La séduction du Valais
Comment l’ancien conseiller d’Etat genevois, qui était médecin et fut longtemps chef des urgences aux HUG, a-t-il cédé, comme beaucoup d’autres, à la séduction du Valais? Comment a-t-il eu envie de trouver un pied-à-terre dans le Vieux-Pays? «Avec ma femme, nous cherchions une maison dans le val d’Hérens, explique-t-il en souriant, et nous avons découvert cet endroit par un pur hasard. J’avais demandé à des copains valaisans s’ils connaissaient quelque chose. On voulait un endroit sur la rive gauche du Rhône, avec du soleil et pas trop de montagnes qui nous tombent dessus. On voulait aussi un mayen plutôt qu’un immeuble! On était montés au moins une quarantaine de fois, le week-end, pour visiter des maisons, mais sans rien trouver. Et puis, pendant la finale d’un combat de reines, un copain me parle de cette vieille ruine qu’on est allés voir de suite».
Deux vieux mayens qui n’en font plus qu’un
Le vieux mayen, en fait, c’était deux vieux mayens, tout petits et séparés par un ou deux mètres à peine. Deux ruines laissées à l’abandon, qui faisaient peine à voir mais laissaient deviner une beauté perdue, saccagée par le temps, qui ne demandait qu’à renaître.
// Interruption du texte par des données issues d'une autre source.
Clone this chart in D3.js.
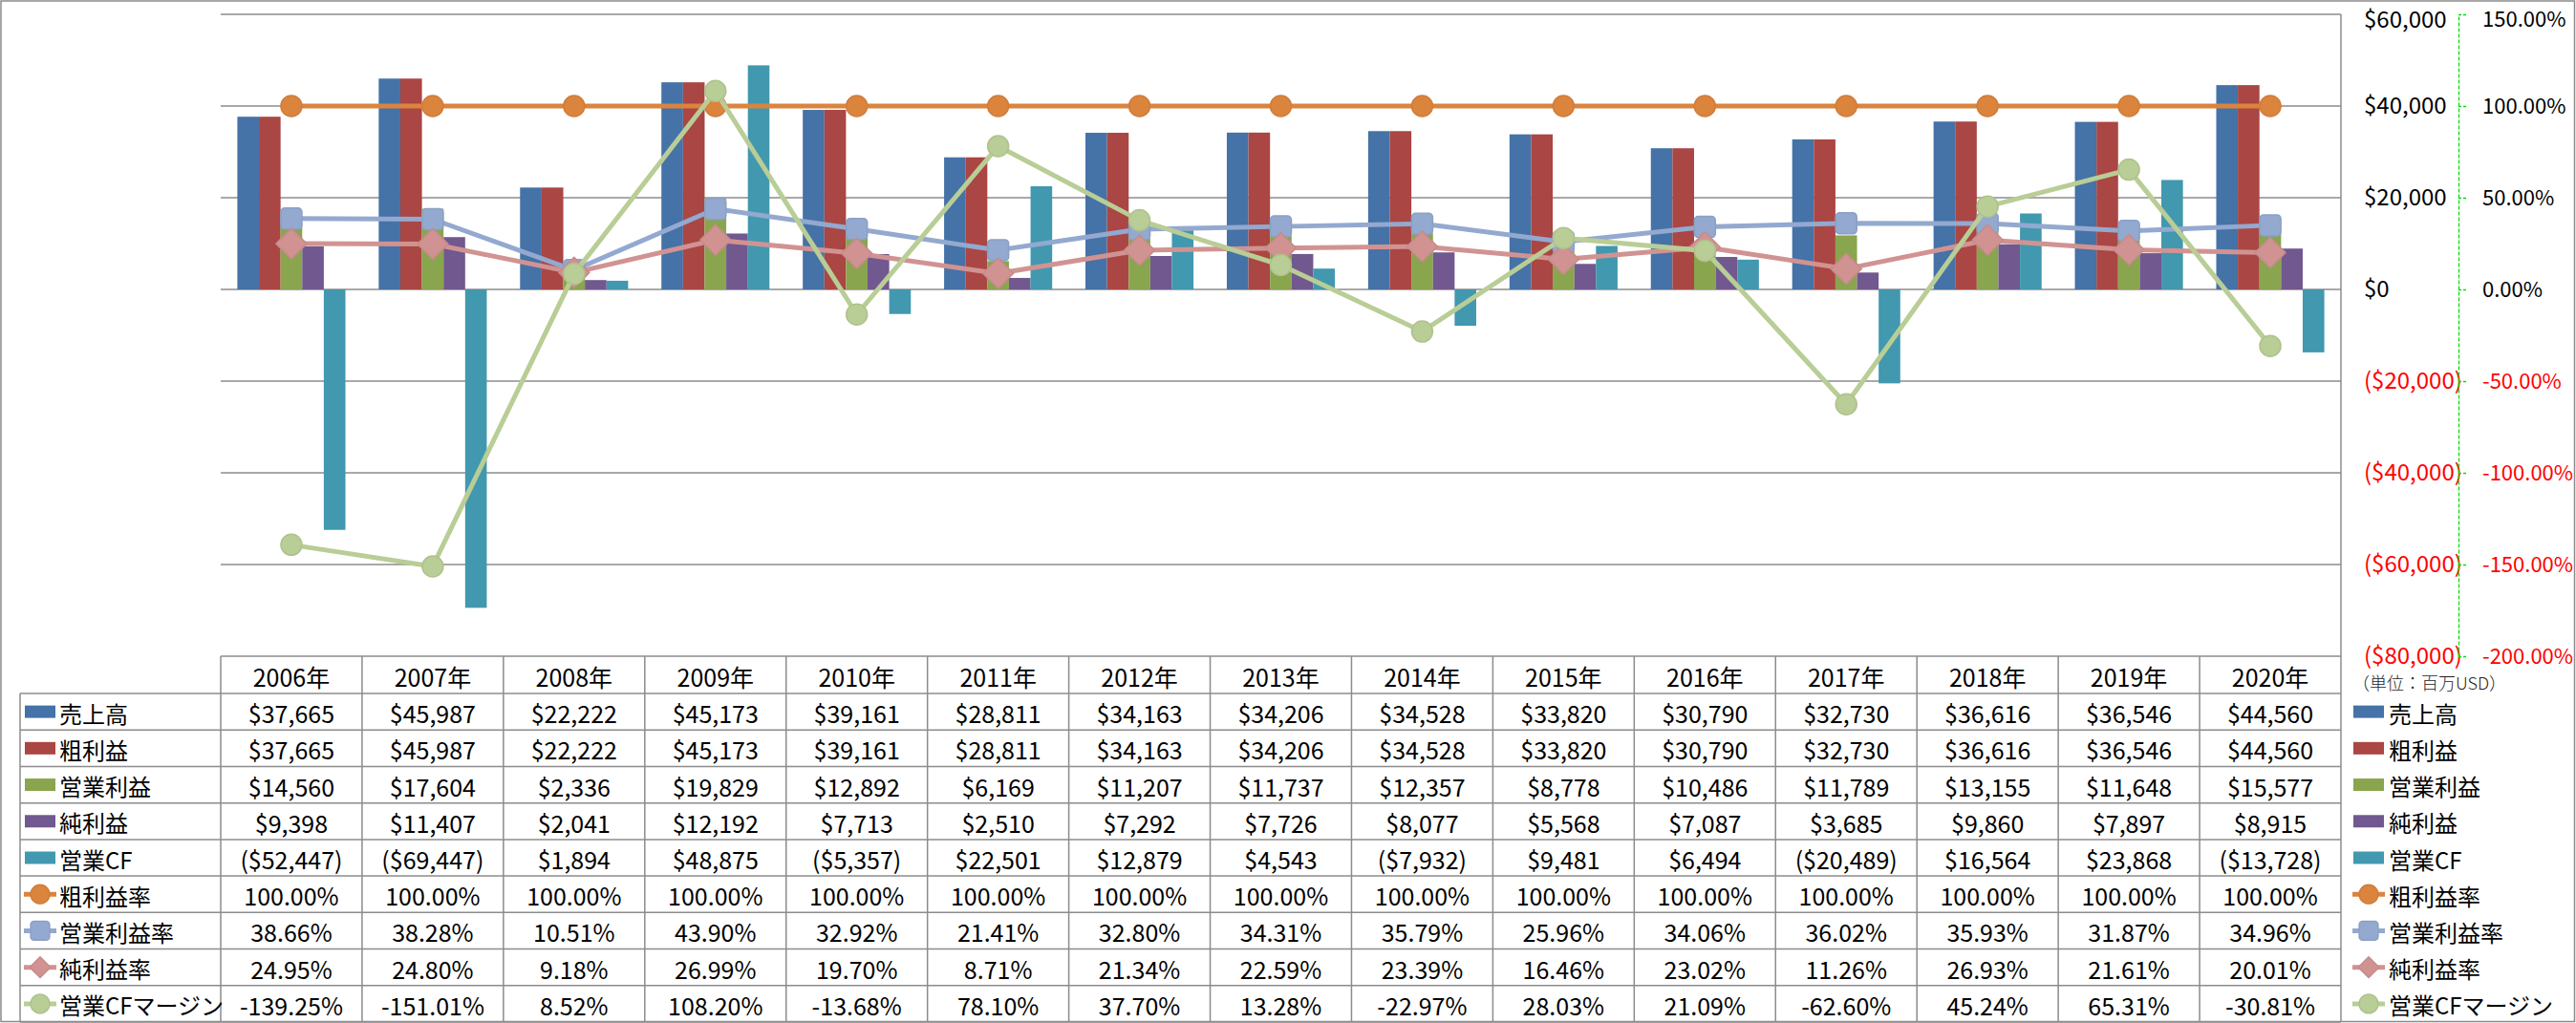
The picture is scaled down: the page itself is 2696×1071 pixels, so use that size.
<!DOCTYPE html>
<html><head><meta charset="utf-8">
<script src="https://cdn.jsdelivr.net/npm/d3@7"></script>
<style>
html,body{margin:0;padding:0;background:#fff;}
svg text{font-family:"Noto Sans CJK JP","Noto Sans",sans-serif;}
</style></head>
<body><svg id="c" width="2696" height="1071"></svg>
<script>
// ---- data ----
const years = ["2006年","2007年","2008年","2009年","2010年","2011年","2012年","2013年","2014年","2015年","2016年","2017年","2018年","2019年","2020年"];
const sales   = [37665,45987,22222,45173,39161,28811,34163,34206,34528,33820,30790,32730,36616,36546,44560];
const gross   = [37665,45987,22222,45173,39161,28811,34163,34206,34528,33820,30790,32730,36616,36546,44560];
const opInc   = [14560,17604,2336,19829,12892,6169,11207,11737,12357,8778,10486,11789,13155,11648,15577];
const netInc  = [9398,11407,2041,12192,7713,2510,7292,7726,8077,5568,7087,3685,9860,7897,8915];
const opCF    = [-52447,-69447,1894,48875,-5357,22501,12879,4543,-7932,9481,6494,-20489,16564,23868,-13728];
const grossMargin = [100,100,100,100,100,100,100,100,100,100,100,100,100,100,100];
const opMargin  = [38.66,38.28,10.51,43.90,32.92,21.41,32.80,34.31,35.79,25.96,34.06,36.02,35.93,31.87,34.96];
const netMargin = [24.95,24.80,9.18,26.99,19.70,8.71,21.34,22.59,23.39,16.46,23.02,11.26,26.93,21.61,20.01];
const cfMargin  = [-139.25,-151.01,8.52,108.20,-13.68,78.10,37.70,13.28,-22.97,28.03,21.09,-62.60,45.24,65.31,-30.81];
const barNames  = ["売上高","粗利益","営業利益","純利益","営業CF"];
const lineNames = ["粗利益率","営業利益率","純利益率","営業CFマージン"];
const leftTicks  = [-80000,-60000,-40000,-20000,0,20000,40000,60000];
const rightTicks = [-200,-150,-100,-50,0,50,100,150];
const unitLabel = "（単位：百万USD）";

// ---- styles ----
const barColors  = ["#4572A7","#AA4643","#89A54E","#71588F","#4198AF"];
const lineColors = ["#DB843D","#93A9CF","#D19392","#B9CD96"];
const markers    = ["circle","square","diamond","circle"];
const barData  = [sales,gross,opInc,netInc,opCF];
const lineData = [grossMargin,opMargin,netMargin,cfMargin];

const svg = d3.select("#c");
const W = 2696, H = 1071;
const plotL = 231, plotR = 2450, plotT = 15, plotB = 687;
const gridCol = "#8C8C8C";

const x = d3.scaleBand().domain(years).range([plotL, plotR]).padding(0);
const bw = x.bandwidth();
const xs = d3.scaleBand().domain(barNames).range([0, bw]).paddingOuter(0.77).paddingInner(0);
const yL = d3.scaleLinear().domain([-80000, 60000]).range([plotB, plotT]);
const yR = d3.scaleLinear().domain([-200, 150]).range([plotB, plotT]);

const fmtD = v => v < 0 ? "($" + d3.format(",")(-v) + ")" : "$" + d3.format(",")(v);
const fmtP = v => (v < 0 ? "-" : "") + Math.abs(v).toFixed(2) + "%";

// outer border
svg.append("rect").attr("x",1).attr("y",1).attr("width",W-2.5).attr("height",H-2.5)
  .attr("fill","none").attr("stroke","#8a8a8a").attr("stroke-width",1.5);

// gridlines
svg.append("g").selectAll("line").data(leftTicks).join("line")
  .attr("x1",plotL).attr("x2",plotR).attr("y1",d=>yL(d)).attr("y2",d=>yL(d))
  .attr("stroke",gridCol).attr("stroke-width",1.5);
// right border of plot area
svg.append("line").attr("x1",plotR).attr("x2",plotR).attr("y1",plotT).attr("y2",plotB)
  .attr("stroke",gridCol).attr("stroke-width",1.5);

// bars
const gb = svg.append("g");
barData.forEach((arr, si) => {
  gb.append("g").selectAll("rect").data(arr).join("rect")
    .attr("x",(d,i)=>x(years[i]) + xs(barNames[si]))
    .attr("width", xs.bandwidth())
    .attr("y", d => yL(Math.max(0,d)))
    .attr("height", d => Math.abs(yL(d) - yL(0)))
    .attr("fill", barColors[si]);
});

// marker drawing
function drawMarker(g, type, cx, cy, color, s) {
  if (type === "circle") {
    g.append("circle").attr("cx",cx).attr("cy",cy).attr("r",11*s)
      .attr("fill",color).attr("stroke",d3.color(color).darker(0.15)).attr("stroke-width",1.5);
  } else if (type === "square") {
    const h = 11*s;
    g.append("rect").attr("x",cx-h).attr("y",cy-h).attr("width",2*h).attr("height",2*h)
      .attr("rx",4*s).attr("fill",color).attr("stroke",d3.color(color).darker(0.15)).attr("stroke-width",1.5);
  } else {
    const h = 16*s;
    g.append("path").attr("d",`M${cx},${cy-h}L${cx+h},${cy}L${cx},${cy+h}L${cx-h},${cy}Z`)
      .attr("stroke-linejoin","round")
      .attr("fill",color).attr("stroke",d3.color(color).darker(0.15)).attr("stroke-width",1.5);
  }
}

// lines
const gl = svg.append("g");
lineData.forEach((arr, si) => {
  const line = d3.line().x((d,i)=>x(years[i]) + bw/2).y(d=>yR(d));
  gl.append("path").datum(arr).attr("d", line).attr("fill","none")
    .attr("stroke", lineColors[si]).attr("stroke-width",5).attr("stroke-linejoin","round");
  const gm = gl.append("g");
  arr.forEach((d,i) => drawMarker(gm, markers[si], x(years[i]) + bw/2, yR(d), lineColors[si], 1));
});

// left-value axis ($), labels to the right of the plot
const axD = d3.axisRight(yL).tickValues(leftTicks).tickSize(0).tickPadding(24).tickFormat(fmtD);
const gaD = svg.append("g").attr("transform",`translate(${plotR},0)`).call(axD);
gaD.select(".domain").remove();
gaD.selectAll("text").attr("font-size",24).attr("fill",d=>d<0?"#FF0000":"#000")
  .attr("dy", d => d === 60000 ? "0.55em" : "0.32em")
  .style("font-family",'"Noto Sans CJK JP",sans-serif');

// percent axis
const axP = d3.axisRight(yR).tickValues(rightTicks).tickSize(9).tickSizeOuter(0).tickPadding(16).tickFormat(fmtP);
const gaP = svg.append("g").attr("transform",`translate(2573,0)`).call(axP);
gaP.select(".domain").attr("stroke","#00E000").attr("stroke-width",1.3).attr("stroke-dasharray","4,2");
gaP.selectAll(".tick line").attr("stroke","#00E000").attr("stroke-width",1.3).attr("stroke-dasharray","3,2");
gaP.selectAll("text").attr("font-size",22).attr("fill",d=>d<0?"#FF0000":"#000")
  .attr("dy", d => d === 150 ? "0.58em" : "0.32em")
  .style("font-family",'"Noto Sans CJK JP",sans-serif');

// unit label
svg.append("text").attr("x",2462).attr("y",714).attr("dominant-baseline","central")
  .attr("font-size",18).attr("fill","#222").attr("font-weight",300).text(unitLabel);

// ---- data table ----
const tblTop = 687, hdrB = 726, tblB = 1070, tblLeft = 21;
const rowH = (tblB - hdrB) / 9;
const gt = svg.append("g");
// horizontal lines
d3.range(10).forEach(r => {
  const yy = hdrB + r*rowH;
  gt.append("line").attr("x1",tblLeft).attr("x2",plotR).attr("y1",yy).attr("y2",yy)
    .attr("stroke",gridCol).attr("stroke-width",1.5);
});
// vertical lines
gt.append("line").attr("x1",tblLeft).attr("x2",tblLeft).attr("y1",hdrB).attr("y2",tblB)
  .attr("stroke",gridCol).attr("stroke-width",1.5);
years.concat(["end"]).forEach((yv,i) => {
  const xx = plotL + i*bw;
  gt.append("line").attr("x1",xx).attr("x2",xx).attr("y1",tblTop).attr("y2",tblB)
    .attr("stroke",gridCol).attr("stroke-width",1.5);
});
// header
gt.selectAll("text.hdr").data(years).join("text").attr("class","hdr")
  .attr("x",d=>x(d)+bw/2).attr("y",(tblTop+hdrB)/2+1).attr("text-anchor","middle")
  .attr("dominant-baseline","central").attr("font-size",25).attr("fill","#000").text(d=>d);
// values
const allRows = barData.map(a=>a.map(fmtD)).concat(lineData.map(a=>a.map(fmtP)));
allRows.forEach((row, r) => {
  const cy = hdrB + (r+0.5)*rowH + 1;
  gt.append("g").selectAll("text").data(row).join("text")
    .attr("x",(d,i)=>x(years[i])+bw/2).attr("y",cy).attr("text-anchor","middle")
    .attr("dominant-baseline","central").attr("font-size",25).attr("fill","#000").text(d=>d);
});

// legend keys (in table and at right)
const allNames = barNames.concat(lineNames);
function legendKey(g, idx, kx, cy) {
  if (idx < 5) {
    g.append("rect").attr("x",kx).attr("y",cy-6.5).attr("width",32).attr("height",13).attr("fill",barColors[idx]);
  } else {
    const li = idx - 5;
    g.append("line").attr("x1",kx-1).attr("x2",kx+33).attr("y1",cy).attr("y2",cy)
      .attr("stroke",lineColors[li]).attr("stroke-width",5);
    drawMarker(g, markers[li], kx+16, cy, lineColors[li], li===2 ? 0.68 : 0.9);
  }
}
allNames.forEach((nm, idx) => {
  const cy = hdrB + (idx+0.5)*rowH;
  legendKey(gt, idx, 26, cy);
  gt.append("text").attr("x",62).attr("y",cy+1).attr("dominant-baseline","central")
    .attr("font-size",24).attr("fill","#000").text(nm);
  legendKey(gt, idx, 2463, cy);
  gt.append("text").attr("x",2500).attr("y",cy+1).attr("dominant-baseline","central")
    .attr("font-size",24).attr("fill","#000").text(nm);
});
</script></body></html>
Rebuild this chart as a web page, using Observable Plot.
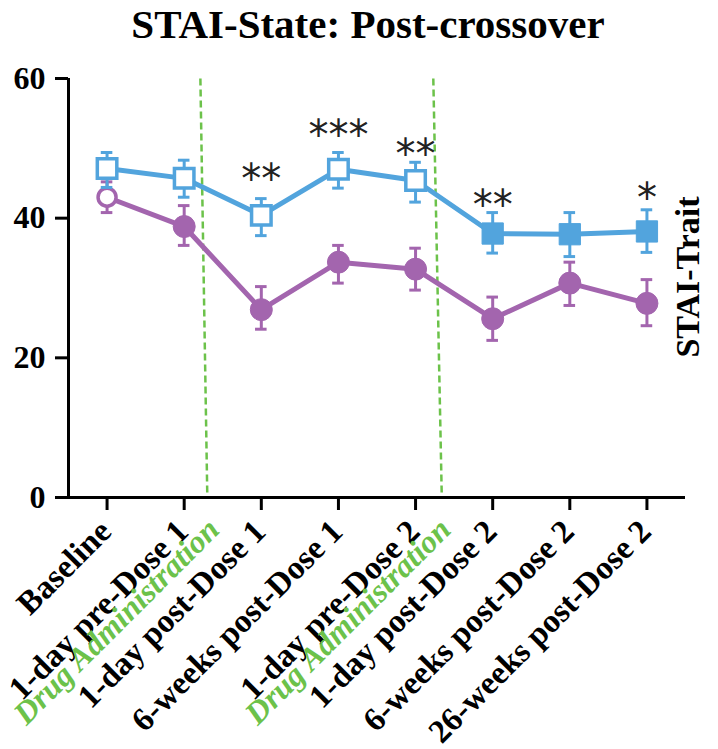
<!DOCTYPE html>
<html><head><meta charset="utf-8">
<script src="https://cdn.jsdelivr.net/npm/d3@7"></script>
<script src="https://cdn.jsdelivr.net/npm/@observablehq/plot@0.6"></script>
<style>
body{margin:0;background:#fff;}
#title{width:718px;box-sizing:border-box;padding-left:18px;height:60px;line-height:60px;font:bold 41px "Liberation Serif",serif;text-align:center;white-space:nowrap;color:#000;}
</style></head><body>
<div id="title">STAI-State: Post-crossover</div>
<div id="chart"></div>
<script>
const timepoints = ["Baseline","1-day pre-Dose 1","1-day post-Dose 1","6-weeks post-Dose 1","1-day pre-Dose 2","1-day post-Dose 2","6-weeks post-Dose 2","26-weeks post-Dose 2"];
// blue series (squares)
const blueMean = [47.1, 45.7, 40.4, 47.0, 45.4, 37.8, 37.7, 38.1];
const blueLo   = [44.4, 43.0, 37.5, 44.3, 42.3, 35.0, 34.5, 35.1];
const blueHi   = [49.4, 48.3, 42.8, 49.4, 48.0, 40.8, 40.8, 41.2];
const blueOpen = [true, true, true, true, true, false, false, false];
// purple series (circles)
const purpleMean = [43.0, 38.8, 26.9, 33.7, 32.7, 25.6, 30.7, 27.8];
const purpleLo   = [40.8, 36.1, 24.1, 30.7, 29.7, 22.5, 27.5, 24.6];
const purpleHi   = [45.2, 41.8, 30.2, 36.1, 35.7, 28.7, 33.7, 31.2];
const purpleOpen = [true, false, false, false, false, false, false, false];
// significance stars
const stars = ["", "", "**", "***", "**", "**", "", "*"];
const starLevel = [null, null, 46.8, 53.1, 50.3, 43.0, null, 44.1];
// drug administration markers (dashed lines), in category-index units
const drugTop = [1.21, 4.23];
const drugBottom = [1.30, 4.34];
const drugLabel = "Drug Administration";
const yTicks = [0, 20, 40, 60];

const BLUE = "#52a4dd", PURPLE = "#a365ae", GREEN = "#6cc24a";
const mk = (mean, lo, hi, open) => mean.map((m, i) => ({i, mean: m, lo: lo[i], hi: hi[i], open: open[i]}));
const blue = mk(blueMean, blueLo, blueHi, blueOpen);
const purple = mk(purpleMean, purpleLo, purpleHi, purpleOpen);
const starRows = stars.map((s, i) => ({i, s, y: starLevel[i]})).filter(d => d.s);
const drugRows = drugTop.map((t, k) => ({x1: t, x2: drugBottom[k]}));
const cap = 0.075;

function seriesMarks(rows, color, symbol, rOpen, rFilled) {
  return [
    Plot.line(rows, {x: "i", y: "mean", stroke: color, strokeWidth: 5}),
    Plot.ruleX(rows, {x: "i", y1: "lo", y2: "hi", stroke: color, strokeWidth: 3}),
    Plot.ruleY(rows, {y: "hi", x1: d => d.i - cap, x2: d => d.i + cap, stroke: color, strokeWidth: 3}),
    Plot.ruleY(rows, {y: "lo", x1: d => d.i - cap, x2: d => d.i + cap, stroke: color, strokeWidth: 3}),
    Plot.dot(rows.filter(d => d.open), {x: "i", y: "mean", symbol, r: rOpen, fill: "white", stroke: color, strokeWidth: 3.5}),
    Plot.dot(rows.filter(d => !d.open), {x: "i", y: "mean", symbol, r: rFilled, fill: color, stroke: color, strokeWidth: 1})
  ];
}

const chart = Plot.plot({
  width: 718, height: 689,
  marginTop: 18, marginBottom: 252, marginLeft: 68, marginRight: 33,
  style: {fontFamily: "Liberation Serif", fontWeight: "bold", color: "#000", background: "#fff", overflow: "visible"},
  x: {domain: [-0.5, 7.5], axis: null},
  y: {domain: [0, 60], axis: null},
  marks: [
    Plot.link(drugRows, {x1: "x1", x2: "x2", y1: 60, y2: 0, stroke: GREEN, strokeWidth: 2.5, strokeDasharray: "7,4"}),
    Plot.ruleX([-0.5], {y1: 0, y2: 60, stroke: "#000", strokeWidth: 3}),
    Plot.ruleY([0], {x1: -0.5, x2: 7.5, stroke: "#000", strokeWidth: 3}),
    Plot.axisY(yTicks, {tickSize: 13, tickPadding: 10, fontSize: 32, fontWeight: "bold", fontFamily: "Liberation Serif", strokeWidth: 3, label: null}),
    Plot.axisX(d3.range(timepoints.length), {tickSize: 13, tickFormat: () => "", strokeWidth: 3, label: null}),
    ...seriesMarks(purple, PURPLE, "circle", 9, 11),
    ...seriesMarks(blue, BLUE, "square", 11, 12),
    Plot.text(starRows, {x: "i", y: "y", text: "s", fontFamily: "DejaVu Sans", fontWeight: "normal", fontSize: 40, lineAnchor: "bottom", dy: 22, fill: "#222"}),
    Plot.text(timepoints, {x: (d, i) => i, text: d => d, frameAnchor: "bottom", rotate: -45, textAnchor: "end", lineAnchor: "bottom", dx: 6, dy: 36, fontSize: 33, fontWeight: "bold", fontFamily: "Liberation Serif", fill: "#000"}),
    Plot.text([1, 4], {x: d => d, text: () => drugLabel, frameAnchor: "bottom", rotate: -45, textAnchor: "end", lineAnchor: "bottom", dx: 37, dy: 34, fontSize: 32, fontWeight: "bold", fontStyle: "italic", fontFamily: "Liberation Serif", fill: GREEN}),
    Plot.text(["STAI-Trait"], {frameAnchor: "right", text: d => d, rotate: -90, textAnchor: "middle", lineAnchor: "bottom", dx: 13, dy: -11, fontSize: 34, fontWeight: "bold", fontFamily: "Liberation Serif", fill: "#000"})
  ]
});
document.getElementById("chart").appendChild(chart);
</script>
</body></html>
D’autant que le bâtiment, après une succession compliquée, avait désormais un unique propriétaire, l’architecte valaisan Grégoire Comina. «Je lui ai demandé de reconstruire le mayen, mais il m’a dit qu’il n’avait pas le temps», se souvient Pierre-François Unger. J’ai rétorqué: «Tu n’as pas le temps mais tu vas quand même le faire» et il a accepté à la valaisanne, par gentillesse. Son ex-femme, qui est aussi architecte et travaille avec lui, a fait tous les plans et s’est occupée de tout. On a pu emménager en 2012». Le mayen était protégé, évidemment, et il a fallu le restaurer et le transformer en respectant strictement la réglementation. L’idée de génie, simple comme l’œuf de Christophe Colomb, fut de réunir les deux bâtisses pour n’en faire qu’une seule. L’espace qui les séparait est devenu l’escalier qui les relie! Une sorte de hall d’entrée original et sympathique. «Nous avons reconstruit le mayen définitif à l’intérieur des ruines», dit l’ancien conseiller d’Etat. Au rez-de-chaussée, les chambres à coucher, les meubles de rangement et les locaux techniques. A l’étage, d’un côté la terrasse et la cuisine, de l’autre le salon. Partout l’atmosphère tendre et chaleureuse du bois (du sapin étuvé éclaté), la lumière qui entre à grands flots, des poutres massives, une qualité de silence qui fait du bien.
Mariés en 2012, Pierre-François Unger et sa charmante épouse sont toujours aussi amoureux. Il fait penser à un ours plein de tendresse, elle est dynamique et très drôle, très vivante. Ennuyé par un problème à une jambe, il marche régulièrement mais ne fait plus de ski. Mais il adore faire la cuisine! Très sportive et en forme, elle fait de grandes randonnées à peau de phoque. Sur le mur de leur mayen, ils ont placé un écriteau, décliné en patois valaisan, qui est tout un programme: «Le vatse chakraye», qui signifie «Les vaches sacrées».